> _Given request_:
Take the lines from the top down to and including the one with "from matplotlib.patches import Polygon" and repeat them exactly. Omit images.

> _Given information_:
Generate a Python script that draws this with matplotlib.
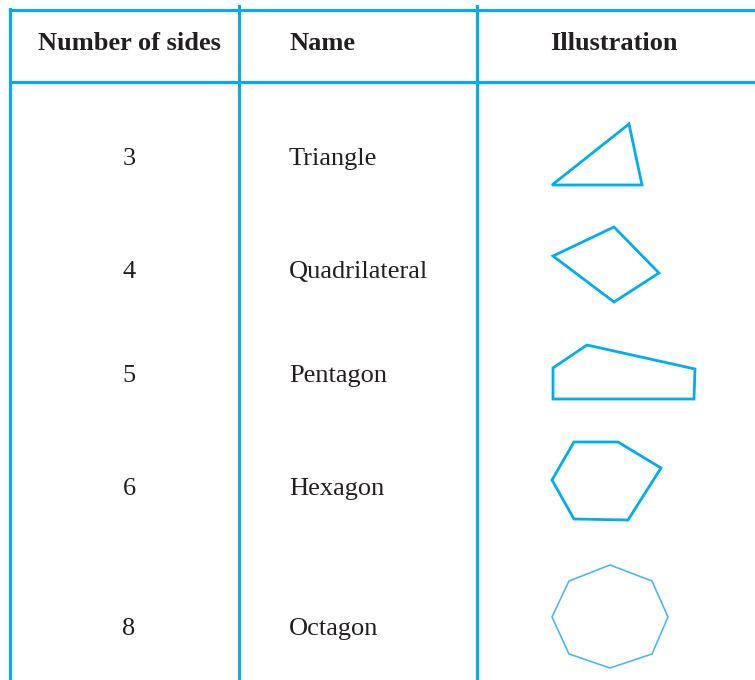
import matplotlib.pyplot as plt
from matplotlib.patches import Polygon

# table content
headers = ["Number of sides", "Name", "Illustration"]
sides = ["3", "4", "5", "6", "8"]
names = ["Triangle", "Quadrilateral", "Pentagon", "Hexagon", "Octagon"]
row_y = [157, 270, 374, 487, 627]

# polygon outlines (pixel coords)
triangle = [(552, 185), (629, 124), (642, 185)]
quad = [(553, 256), (614, 227), (659, 273), (614, 302)]
pentagon = [(553, 368), (587, 345), (695, 369), (694, 399), (553, 399)]
hexagon = [(574, 442), (618, 442), (661, 468), (628, 520), (574, 519), (552, 480)]
octagon = [(610, 565), (652, 581), (668, 617), (652, 654), (610, 668),
           (569, 654), (552, 617), (569, 581)]
shapes = [triangle, quad, pentagon, hexagon, octagon]

blue = "#00aeef"
ink = "#231f20"

fig = plt.figure(figsize=(7.55, 6.8), dpi=100)
ax = fig.add_axes([0, 0, 1, 1])
ax.set_xlim(0, 755)
ax.set_ylim(680, 0)
ax.axis("off")

# grid lines
ax.plot([10, 755], [10, 10], color=blue, lw=2.2)
ax.plot([10, 755], [82, 82], color=blue, lw=2.2)
ax.plot([10, 10], [9, 680], color=blue, lw=2.2)
for x in [239, 477]:
    ax.plot([x, x], [6, 680], color=blue, lw=2.2)

serif = ["Liberation Serif", "DejaVu Serif"]
fs = 19
ax.text(129, 43, headers[0], ha="center", va="center", fontsize=fs,
        fontweight="bold", family=serif, color=ink)
ax.text(289, 43, headers[1], ha="left", va="center", fontsize=fs,
        fontweight="bold", family=serif, color=ink)
ax.text(614, 43, headers[2], ha="center", va="center", fontsize=fs,
        fontweight="bold", family=serif, color=ink)

for s, n, y in zip(sides, names, row_y):
    ax.text(129, y + 2, s, ha="center", va="center", fontsize=fs,
            family=serif, color=ink)
    ax.text(289, y + 2, n, ha="left", va="center", fontsize=fs,
            family=serif, color=ink)

for i, pts in enumerate(shapes):
    lw = 1.2 if i == len(shapes) - 1 else 2.0
    col = "#4db8ee" if i == len(shapes) - 1 else blue
    ax.add_patch(Polygon(pts, closed=True, fill=False, edgecolor=col,
                         lw=lw, joinstyle="miter"))

fig.savefig("out.png", dpi=100)
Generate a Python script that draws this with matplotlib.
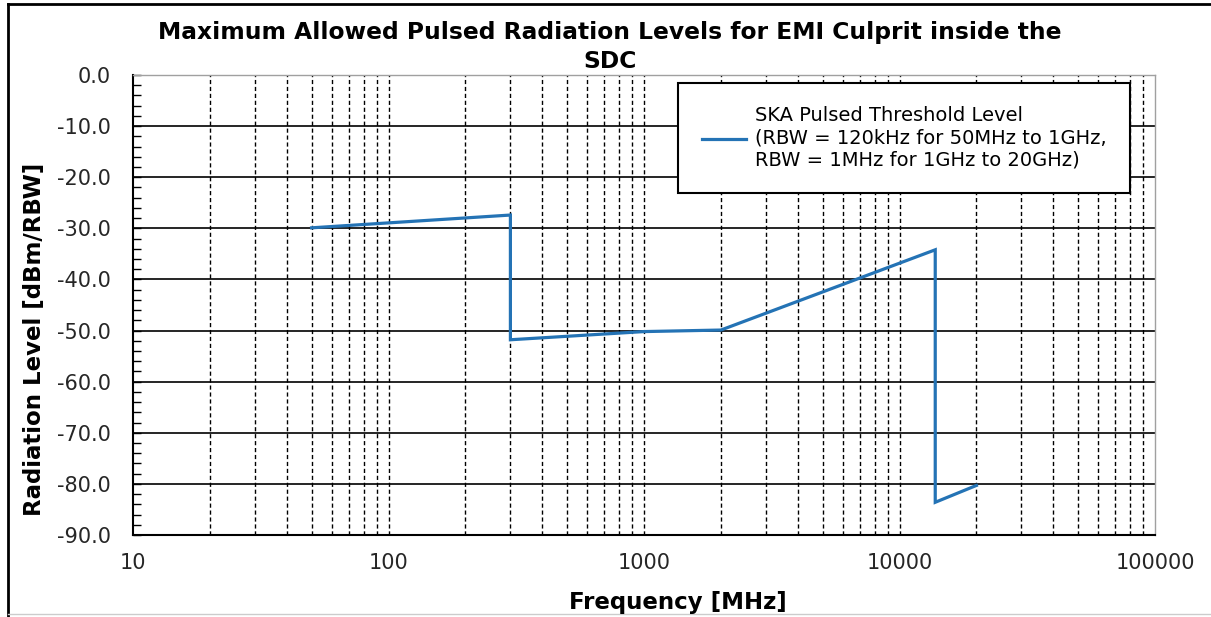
import matplotlib
matplotlib.use("Agg")
import matplotlib.pyplot as plt
from matplotlib.lines import Line2D
from matplotlib.ticker import FixedLocator, NullFormatter, MultipleLocator

# ---- data ----
freq_mhz = [50, 300, 300, 1000, 2000, 13800, 13800, 20000]
level_dbm = [-29.9, -27.4, -51.8, -50.2, -49.9, -34.2, -83.6, -80.3]
x_ticks = [10, 100, 1000, 10000, 100000]
x_ticklabels = ["10", "100", "1000", "10000", "100000"]
y_ticks = [0, -10, -20, -30, -40, -50, -60, -70, -80, -90]
y_ticklabels = ["%.1f" % v for v in y_ticks]
title = "Maximum Allowed Pulsed Radiation Levels for EMI Culprit inside the\nSDC"
x_label = "Frequency [MHz]"
y_label = "Radiation Level [dBm/RBW]"
series_label = ("SKA Pulsed Threshold Level\n(RBW = 120kHz for 50MHz to 1GHz,\n"
                "RBW = 1MHz for 1GHz to 20GHz)")

plt.rcParams['font.family'] = ['DejaVu Sans']

W, H = 1211, 617
fig = plt.figure(figsize=(W / 100, H / 100), dpi=100)
ax = fig.add_axes([133 / W, 1 - 535 / H, (1155 - 133) / W, (535 - 75) / H])

line_color = '#2473B5'
ax.plot(freq_mhz, level_dbm, color=line_color, lw=2.3, zorder=5,
        solid_joinstyle='miter')

ax.set_xscale('log')
ax.set_xlim(10, 100000)
ax.set_ylim(-90, 0)

# grid: vertical dashed at all log positions, horizontal solid at every 10
minor_pos = [m * 10 ** e for e in range(1, 5) for m in range(1, 10)]
for xv in minor_pos:
    if 10 < xv < 100000:
        ax.axvline(xv, color='black', lw=1.0, ls=(0, (3, 2)), zorder=1)
for yv in y_ticks:
    if -90 < yv < 0:
        ax.axhline(yv, color='black', lw=1.2, zorder=1)

ax.xaxis.set_major_locator(FixedLocator(x_ticks))
ax.set_xticklabels(x_ticklabels)
ax.xaxis.set_minor_locator(FixedLocator([]))
ax.xaxis.set_minor_formatter(NullFormatter())
ax.tick_params(axis='x', which='both', length=0, pad=13, labelsize=15, labelcolor='#262626')

ax.yaxis.set_major_locator(FixedLocator(y_ticks))
ax.set_yticklabels(y_ticklabels)
ax.yaxis.set_minor_locator(MultipleLocator(2))
ax.tick_params(axis='y', which='both', direction='in', length=6, width=1.0,
               pad=16, labelsize=15, labelcolor='#262626')

for s in ['left', 'bottom']:
    ax.spines[s].set_color('black')
    ax.spines[s].set_linewidth(1.5)
for s in ['top', 'right']:
    ax.spines[s].set_color('#a0a0a0')
    ax.spines[s].set_linewidth(1.0)

fig.text(678 / W, 1 - 602 / H, x_label, ha='center', va='center', fontsize=16.5,
         fontweight='bold')
fig.text(35 / W, 1 - 339 / H, y_label, ha='center', va='center', fontsize=16.5,
         fontweight='bold', rotation=90)
fig.text(610 / W, 1 - 47 / H, title, ha='center', va='center', fontsize=16.8,
         fontweight='bold', linespacing=1.3)

handle = Line2D([], [], color=line_color, lw=2.3)
leg = ax.legend([handle], [series_label], loc='upper right',
                bbox_to_anchor=((1130 - 133) / (1155 - 133), (535 - 83) / (535 - 75)),
                fontsize=14, frameon=True, fancybox=False, framealpha=1,
                edgecolor='black', handlelength=2.3, handletextpad=0.45,
                borderpad=1.2, borderaxespad=0.0, labelspacing=0.2)
leg.get_frame().set_linewidth(1.5)
leg.set_zorder(10)

# outer image frame
fig.add_artist(Line2D([8 / W, 1], [1 - 4 / H, 1 - 4 / H], color='black', lw=2.0,
                      transform=fig.transFigure))
fig.add_artist(Line2D([8 / W, 8 / W], [0, 1 - 4 / H], color='black', lw=2.0,
                      transform=fig.transFigure))
fig.add_artist(Line2D([8 / W, 1], [1 - 614 / H, 1 - 614 / H], color='#cccccc', lw=1.0,
                      transform=fig.transFigure))

fig.savefig("out.png", dpi=100)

> _Output below_:
Generate a Python script that draws this with matplotlib.
import matplotlib.pyplot as plt
from matplotlib.patches import Polygon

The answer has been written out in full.